I still had some Harbor Freight Gift Cards in my wallet left over from Christmas.

I had no idea how much was still on them but I was aiming to find out after I remembered them.

Come to find out, it was enough to get a new Digital Caliper AND a new Digital 1″ Micrometer!

Zero monies out of my pocket.

I like it when that happens.

While I was looking up the Alice Cooper link to Welcome To My Nightmare, another little thought popped into my head.

Seeings how I know this problem child is going to be a little bitch, I am naming this new Frankenstein of a Mini Lathe I am going to be attempting to put together in honor of Alice Cooper.

Her name is going to be Alice.

Actually, I think Alice is going to be her last name.

Her full name is going to be THAT FUCKING ALICE.

But I’ll call it Alice for short.

This is going to be a long term project because I already have a shit ton of projects but I will start chipping away at it as I can and you can be assured I will post my progress, if there is any.

Let the fun begin.

20 thoughts on “In The Immortal Words Of Alice Cooper….

  1. I’d have gone all Alice as “Hey Stupid”, but to each his own 🙂
    It’s what you bite off, what you can swallow, and what you intend on shitting out when you’re done.
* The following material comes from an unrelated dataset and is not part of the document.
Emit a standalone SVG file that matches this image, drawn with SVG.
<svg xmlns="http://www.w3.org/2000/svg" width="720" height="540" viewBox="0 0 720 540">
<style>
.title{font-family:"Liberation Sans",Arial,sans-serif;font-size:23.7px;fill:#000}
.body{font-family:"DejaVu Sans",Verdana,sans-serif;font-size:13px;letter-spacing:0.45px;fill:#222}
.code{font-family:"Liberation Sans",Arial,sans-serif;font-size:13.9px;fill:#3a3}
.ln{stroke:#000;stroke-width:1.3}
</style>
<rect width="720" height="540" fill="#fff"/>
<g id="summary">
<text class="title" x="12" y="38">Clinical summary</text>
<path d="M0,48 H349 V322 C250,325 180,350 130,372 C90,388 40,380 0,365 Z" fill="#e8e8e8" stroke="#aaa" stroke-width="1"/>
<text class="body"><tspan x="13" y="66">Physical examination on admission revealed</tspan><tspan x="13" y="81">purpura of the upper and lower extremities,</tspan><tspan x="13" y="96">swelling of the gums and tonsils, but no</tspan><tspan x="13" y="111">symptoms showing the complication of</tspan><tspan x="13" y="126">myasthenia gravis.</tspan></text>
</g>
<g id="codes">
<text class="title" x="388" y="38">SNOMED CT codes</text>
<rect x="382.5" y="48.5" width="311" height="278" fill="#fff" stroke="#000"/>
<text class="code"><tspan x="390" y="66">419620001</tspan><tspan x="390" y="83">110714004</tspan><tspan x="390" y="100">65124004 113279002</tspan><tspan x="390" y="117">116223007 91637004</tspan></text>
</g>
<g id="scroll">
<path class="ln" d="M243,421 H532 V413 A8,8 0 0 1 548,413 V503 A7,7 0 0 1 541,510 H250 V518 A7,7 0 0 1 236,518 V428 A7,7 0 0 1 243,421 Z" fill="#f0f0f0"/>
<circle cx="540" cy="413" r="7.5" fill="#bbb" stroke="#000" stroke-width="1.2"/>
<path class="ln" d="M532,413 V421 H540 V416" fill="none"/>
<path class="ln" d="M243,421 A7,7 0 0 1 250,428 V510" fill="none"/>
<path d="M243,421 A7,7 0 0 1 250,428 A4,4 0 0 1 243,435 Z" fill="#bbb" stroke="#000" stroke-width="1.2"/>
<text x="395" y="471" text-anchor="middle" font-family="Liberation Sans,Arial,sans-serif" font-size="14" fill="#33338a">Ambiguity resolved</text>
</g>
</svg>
Best of luck on each and every bite. I do NOT envy you making things fit, but I DO envy you when you’re done. You’ll have mastered the bastard that is precision…and that is a motherfucker to accomplish.
    Just remember, what you accomplish is all you, nothing else. Something to hang your hat on, and be very proud of accomplishing.


  2. Maybe that niece could be coaxed into watching a few machining demonstrations? For instance, a demo of drilling a 3/8″ hole in mild steel with proper speed, cutting fluid, and a proper continuous chip because you used a drill press to get enough feed force in a straight line? Sounds like nothing, right? But then when some BS’ing contractor in her homeowning future tries to drill a 3/8″ hole in mild steel dry with his 20 Volt DeWalt at full speed, she can mentally derate everything he says. Big payoff.

    Or imagine her showing her 7 year old how to use your 7x extended-bed lathe which she inherited as an educational toy. Imagine him or her, or several of her children, working with it from age 7 to age 18. I’m sure that 11 years of metalworking tinkering powered by a child’s curiosity wouldn’t teach them anything useful.


  3. There ain’t no such thing as ‘straight out of the box’ when dealing with a lot of the old Chinesium stuff.

    Taiwan stuff? South Korean stuff? Even the post-war Japanese stuff? They’re all good stuff, unless some ham-fisted idjit done fubared it up.

    Most of the higher quality (meaning cost) Grizzly stuff is okay.

    Good luck on the adventure. Show us pictures of the bed when you have it all cleaned and de-greased.


  4. Ditch those digi calipers and get a set with a dial, I have never found and brand of digital calipers to be worth a bent dick, even mitutoyos, they just don’t have that accurate “feel” of a dial set.


    • Great. Well, I’ll try ’em first anyway. Somewhere I do have a an old manual one that Nolan sent me a few years ago. I just gotta find it.


    • Heh, thanks but I am the greenest of rookies when it comes to machining. I am teaching myself with the help of all my friends here and in real life.
      Youtube has been a priceless source of information.


      • He is pretty! But he probably still needs to manscape below the belt so he’s pretty down there too! Wahl’s clippers do an excellent job at that.


  5. Tool whores are like junkies. Gonna blow this joint on the 17th. I
    estimated my physical therapy laps were about 100 feet. First day,
    one lap, then 2, then 3. I’m fucking killing it but I was obsessing
    Over the exact distance of the laps. Wheelchair, tape measure and
    surgical tape. Job done using the magic number pi.

    Right at 90 feet! Now, will I buy a deWalt laser measuring tool even
    if I never use it? FUCK YES!

    Liked by 1 person

  6. I’ve commented enough on how “pretty” Phil looks. It’s a wonder he don’t nuke my shit. As far as calipers, I kept elec. digital in my box for aeroplanery. Every time took out, batt dead. Fuck that. Went back to steam powered. Still use.


  7. If you would prefer first name Alice, may I suggest Alice Goddammit. Had an employee George Goddammit a few years ago.